→ Request
From the first line of the data down to and including the line with "const yStep = 15000;", copy everything exactly, leaving out pictures.

→ Information shown
━━━━━━━━

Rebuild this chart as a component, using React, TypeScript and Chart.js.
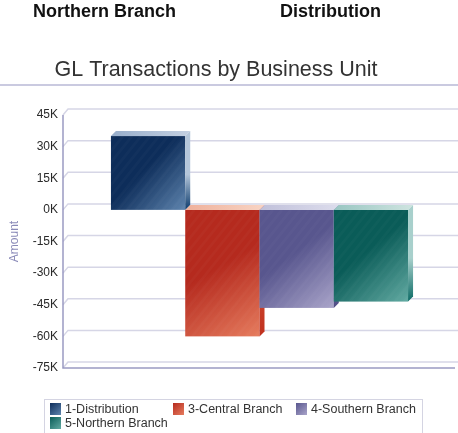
import React, { useEffect, useRef } from "react";
import { Chart, registerables } from "chart.js";

Chart.register(...registerables);

const headerLabels = ["Northern Branch", "Distribution"];
const chartTitle = "GL Transactions by Business Unit";
const axisTitle = "Amount";
const categories = ["GL"];
const seriesNames = ["1-Distribution", "3-Central Branch", "4-Southern Branch", "5-Northern Branch"];
const seriesValues = [35000, -60000, -46500, -43500];
const yMin = -75000;
const yMax = 45000;
const yStep = 15000;

// colour sets: front gradient start/end, top face start/end, side top/bottom
const palettes = [
  { f1: "#0d2d5a", f2: "#5e84ae", t1: "#98aecb", t2: "#c3d0e2", s1: "#b4c6da", s2: "#0b3a6c" },
  { f1: "#b52a1e", f2: "#e67c5e", t1: "#efb09a", t2: "#f8d4c4", s1: "#d04a30", s2: "#c0301e" },
  { f1: "#58568e", f2: "#aaa5ca", t1: "#c0c0da", t2: "#dcdcec", s1: "#8884b4", s2: "#4e4c84" },
  { f1: "#0a5c58", f2: "#62aaa2", t1: "#98c6c2", t2: "#cfe4e0", s1: "#a8d0cc", s2: "#0a6a64" },
];

const FONT = "'Liberation Sans', Arial, sans-serif";
const D = 5;

const threeD = {
  id: "threeD",
  beforeDatasetsDraw(chart: any) {
    const { ctx, chartArea } = chart;
    const ys = chart.scales.y;
    const { left, right } = chartArea;
    ctx.save();
    ctx.strokeStyle = "#d6d6e6";
    ctx.lineWidth = 1.5;
    ys.ticks.forEach((t: any) => {
      const y = ys.getPixelForValue(t.value);
      ctx.beginPath();
      ctx.moveTo(left, y);
      ctx.lineTo(left + D, y - D - 1);
      ctx.lineTo(right + 2, y - D - 1);
      ctx.stroke();
    });
    ctx.strokeStyle = "#9a9ac2";
    ctx.lineWidth = 1.5;
    const yb = ys.getPixelForValue(yMin);
    const yt = ys.getPixelForValue(yMax);
    ctx.beginPath();
    ctx.moveTo(left, yt);
    ctx.lineTo(left, yb);
    ctx.lineTo(right - 1, yb);
    ctx.stroke();
    ctx.restore();
  },
  afterDatasetsDraw(chart: any) {
    const { ctx } = chart;
    ctx.save();
    chart.data.datasets.forEach((_ds: any, i: number) => {
      const meta = chart.getDatasetMeta(i);
      const p = palettes[i % palettes.length];
      meta.data.forEach((el: any) => {
        const props = el.getProps(["x", "y", "base", "width"], true);
        const l = props.x - props.width / 2;
        const r = props.x + props.width / 2;
        const top = Math.min(props.y, props.base);
        const bot = Math.max(props.y, props.base);
        const g = ctx.createLinearGradient(l, top, r, bot);
        g.addColorStop(0, p.f1);
        g.addColorStop(0.45, p.f1);
        g.addColorStop(1, p.f2);
        ctx.fillStyle = g;
        ctx.fillRect(l, top, r - l, bot - top);
        ctx.save();
        ctx.beginPath();
        ctx.rect(l, top, r - l, bot - top);
        ctx.clip();
        ctx.strokeStyle = "rgba(255,255,255,0.025)";
        ctx.lineWidth = 3;
        for (let k = -200; k < 300; k += 9) {
          ctx.beginPath();
          ctx.moveTo(l + k, bot);
          ctx.lineTo(l + k + (bot - top) * 0.8, top);
          ctx.stroke();
        }
        ctx.restore();
        const gt = ctx.createLinearGradient(l, 0, r + D, 0);
        gt.addColorStop(0, p.t1);
        gt.addColorStop(1, p.t2);
        ctx.fillStyle = gt;
        ctx.beginPath();
        ctx.moveTo(l, top);
        ctx.lineTo(l + D, top - D);
        ctx.lineTo(r + D, top - D);
        ctx.lineTo(r, top);
        ctx.closePath();
        ctx.fill();
        const gs = ctx.createLinearGradient(0, top - D, 0, bot);
        gs.addColorStop(0, p.s1);
        gs.addColorStop(0.55, p.s1);
        gs.addColorStop(1, p.s2);
        ctx.fillStyle = gs;
        ctx.beginPath();
        ctx.moveTo(r, top);
        ctx.lineTo(r + D, top - D);
        ctx.lineTo(r + D, bot - D);
        ctx.lineTo(r, bot);
        ctx.closePath();
        ctx.fill();
      });
    });
    ctx.restore();
  },
  afterDraw(chart: any) {
    const { ctx } = chart;
    ctx.save();
    ctx.fillStyle = "#111";
    ctx.font = `bold 18px ${FONT}`;
    ctx.textBaseline = "middle";
    ctx.textAlign = "left";
    ctx.fillText(headerLabels[0], 33, 12);
    ctx.fillText(headerLabels[1], 280, 12);
    ctx.fillStyle = "#333";
    ctx.font = `21.5px ${FONT}`;
    ctx.textAlign = "center";
    ctx.fillText(chartTitle, 216, 70);
    ctx.strokeStyle = "#cacae0";
    ctx.lineWidth = 2;
    ctx.beginPath();
    ctx.moveTo(0, 85);
    ctx.lineTo(458, 85);
    ctx.stroke();
    ctx.strokeStyle = "#d4d4e2";
    ctx.lineWidth = 1;
    ctx.strokeRect(44.5, 399.5, 378, 40);
    ctx.font = `12.5px ${FONT}`;
    ctx.textAlign = "left";
    ctx.textBaseline = "middle";
    const colW = 123;
    seriesNames.forEach((name, i) => {
      const col = i % 3;
      const row = Math.floor(i / 3);
      const x = 50 + col * colW;
      const y = 409 + row * 14;
      const p = palettes[i % palettes.length];
      const g = ctx.createLinearGradient(x, y - 6, x + 11, y + 6);
      g.addColorStop(0, p.f1);
      g.addColorStop(1, p.f2);
      ctx.fillStyle = g;
      ctx.fillRect(x, y - 6, 11, 12);
      ctx.fillStyle = "#333";
      ctx.fillText(name, x + 15, y + 0.5);
    });
    ctx.restore();
  },
};

export default function App() {
  const ref = useRef<HTMLCanvasElement>(null);
  useEffect(() => {
    document.body.style.margin = "0";
    const chart = new Chart(ref.current!, {
      type: "bar",
      data: {
        labels: categories,
        datasets: seriesNames.map((name, i) => ({
          label: name,
          data: [seriesValues[i]],
          backgroundColor: "rgba(0,0,0,0)",
          borderWidth: 0,
        })),
      },
      options: {
        animation: false,
        responsive: true,
        maintainAspectRatio: false,
        layout: { padding: { top: 115, bottom: 65, left: 0, right: 2 } },
        plugins: { legend: { display: false }, title: { display: false }, tooltip: { enabled: false } },
        datasets: { bar: { categoryPercentage: 0.756, barPercentage: 1 } },
        scales: {
          x: { display: false },
          y: {
            min: yMin,
            max: yMax,
            afterFit: (s: any) => {
              s.width = 63;
            },
            ticks: {
              stepSize: yStep,
              padding: 5,
              color: "#2a2a2a",
              font: { family: FONT, size: 12 },
              callback: (v: any) => `${Number(v) / 1000}K`,
            },
            grid: { display: false, drawTicks: false },
            border: { display: false },
            title: {
              display: true,
              text: axisTitle,
              color: "#8a8ab8",
              font: { family: FONT, size: 12 },
              padding: { top: 7, bottom: 0 },
            },
          },
        },
      },
      plugins: [threeD],
    });
    return () => chart.destroy();
  }, []);
  return (
    <div style={{ position: "absolute", left: 0, top: 0, width: 458, height: 433, background: "#fff" }}>
      <canvas ref={ref} />
    </div>
  );
}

━━━━━━━━

→ Full output
Rebuild this chart as a component, using React, TypeScript and Chart.js.
import React, { useEffect, useRef } from "react";
import { Chart, registerables } from "chart.js";

Chart.register(...registerables);

const headerLabels = ["Northern Branch", "Distribution"];
const chartTitle = "GL Transactions by Business Unit";
const axisTitle = "Amount";
const categories = ["GL"];
const seriesNames = ["1-Distribution", "3-Central Branch", "4-Southern Branch", "5-Northern Branch"];
const seriesValues = [35000, -60000, -46500, -43500];
const yMin = -75000;
const yMax = 45000;
const yStep = 15000;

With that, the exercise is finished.